January will conclude with the return of two familiar faces on the stage of Davies Symphony Hall. The soloist for the final round of this month’s San Francisco Symphony (SFS) subscription concerts will be pianist Stephen Hough, performing Camille Saint-Saëns’ Opus 103 (fifth) piano concerto in F major. This concerto was last performed by SFS in April of 2012 when Stéphane Denève appeared as guest conductor, performing with piano soloist Jean-Yves Thibaudet.
Regular readers may recall that this concerto is called the “Egyptian,” since Saint-Saëns composed it in 1896 while visiting the archaeological ruins of Luxor in Egypt. The “Egyptian effects” are most evident in the second (Adagio) movement of this concerto with some particularly clever use of parallel fifths above parallel octaves. For all we know, this concerto served as an influence on James Dietrich, the uncredited composer of the soundtrack for the 1932 version of The Mummy, which starred Boris Karloff.
For this performance SFS will be led by Edwin Outwater, Music Director of the Kitchener-Waterloo Symphony in Ontario. However, here in San Francisco he is also the Director of Summer Concerts for SFS; and, most recently, he curated last month’s SoundBox concert. He has prepared a fascinating collection of instrumental selections, which he calls “a musical jewel box, full of sparkling delights.”

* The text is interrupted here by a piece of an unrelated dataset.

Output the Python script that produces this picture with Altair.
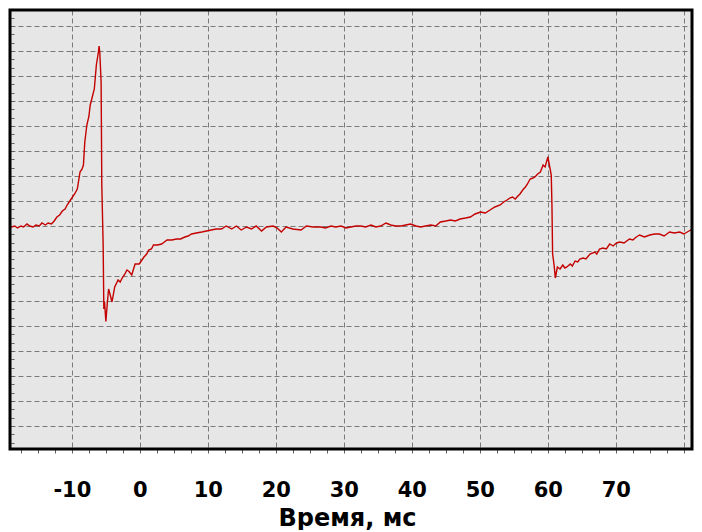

The major work on the second half of the program will be Paul Hindemith’s 1943 “Symphonic Metamorphosis of Themes by Carl Maria von Weber.” Outwater therefore decided to begin his program with the overture that Weber composed for his last opera Oberon. (Weber died a little less than two months after the opera was given its first performance in London on April 12, 1826.)
While Oberon did not provide any of the themes that Hindemith metamorphosed, he did draw upon a march that Weber composed for Friedrich Schiller’s 1801 play Turandot, Prinzessin von China, which was an adaptation of the 1762 commedia dell’arte play by Carlo Gozzi. According to the Wikipedia author, while Gozzi’s version had a “light, sarcastic tone,” Schiller turned it into “a symbolic epic with an idealized moral attitude.” From this point of view, Hindemith successfully metamorphosed Weber’s music back to that light, sarcastic tone with a playfully mocking sense of chinoiserie.
Meanwhile, early in the twentieth century, both Giacomo Puccini and Ferruccio Busoni took an interest in Turandot. Busoni was first out of the gate with his Opus 41, an eight-movement suite, which he composed in 1905. Busoni’s biographer, Antony Beaumont, claims that he wanted to write incidental music for Gozzi’s play; but, since he was living in Berlin at the time, it is very likely that he knew the play through Schiller’s version. He would later go on to write a two-act Turandot opera, for which he wrote his own libretto, which he completed in March of 1917, which is almost exactly three years before Puccini started working on his opera, whose spirit is also definitely closer to Schiller than to Gozzi (with the exception of Ping, Pang, and Pong, who are unmistakably dell’arte characters). Within this context Outwater has chosen to select several movements from Busoni’s Opus 41; and this will be the first time that any of Busoni’s composition will be preformed by SFS.
This program will receive four performances in Davies. These will be given at 2 p.m. on Thursday, January 28, and Sunday, January 31, and at 8 p.m. on Friday, January 29, and Saturday, January 30. Ticket prices range from $15 to $165. Tickets may be purchased through an event page on the SFS Web site. They may also be purchased at the Davies Box Office on Grove Street between Van Ness Avenue and Franklin Street or by calling 415-864-6000. The Inside Music pre-concert talk will be given by Laura Stanfield Prichard. It will take place one hour prior to each concert. This event is free to all ticket-holders; and the doors open fifteen minutes before the talk begins. Finally, a free “Program Notes” podcast about the Hindemith composition hosted by KDFC’s Rik Malone will be available for streaming from the event page for this program.